Terriss and Jessie Millward were, at the time, appearing at the Adelphi Theater in a play called SECRET SERVICE. On December 16th, Terriss and a friend took a carriage to the theater. As Terriss was opening the stage door entrance, he was attacked by Prince, who stabbed him three times. Terriss was carried into Jessie Millward’s dressing room, where he died in her arms within minutes.
Richard Archer Prince was tried for Terriss’s murder the following year. He was found not guilty by reason of insanity, but committed to Broadmoor—then, as now, a facility for the criminally insane. Prince lived out the remainder of his life there, often working in theatrical productions put on by the inmates.

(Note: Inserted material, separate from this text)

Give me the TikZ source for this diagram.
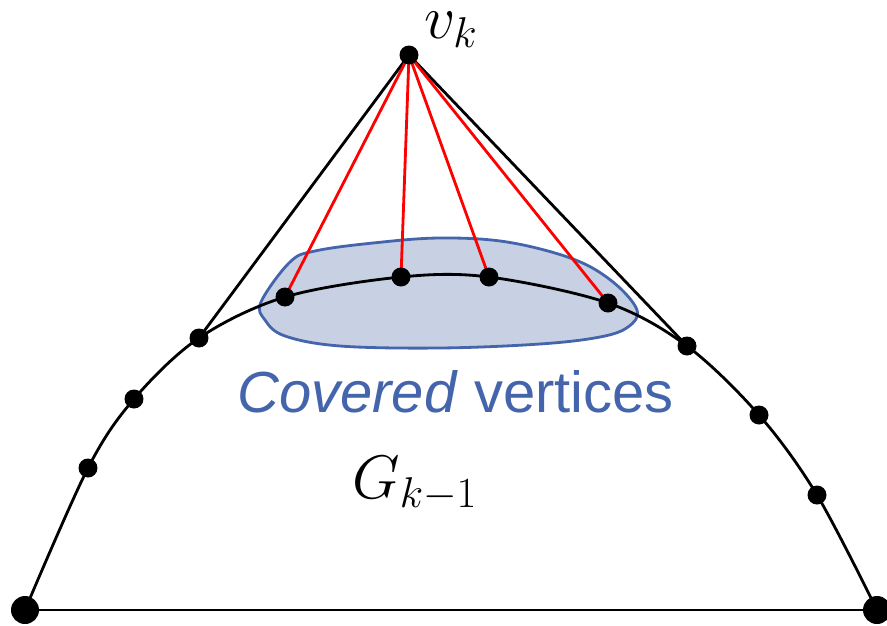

As for William Terris, he was evidently too vital a spirit in life to rest peacefully. Sightings of his spirit began within weeks of his death. He has reportedly been seen in the nearby Covent Garden tube station, a handsome figure dressed in late Victorian style. He has also been sighted in the alley behind the Adelphi, approaching the stage door entrance as he did on the night of his murder. And there was a dressing room inside the theater where mysterious knocks at the door were associated with Terriss’s ghost; that room was, in the old days, Jessie Millward’s, and Terriss was in the habit of knocking on her door with his cane to let her know he had arrived to get ready for their performance. In that room also, during the 1920s, a well-known comedy actress of the day experienced poltergeist activity. She was in the habit of staying at the theater on days when she had both matinee and evening performances, often having a nap and a light meal in between. More than once, while napping, she was disturbed by her lounge chair seeming to bounce, hard enough to wake her.
Sightings of Terriss’s ghost have been reported within the last few years. He’s not ready to leave the stage—even now.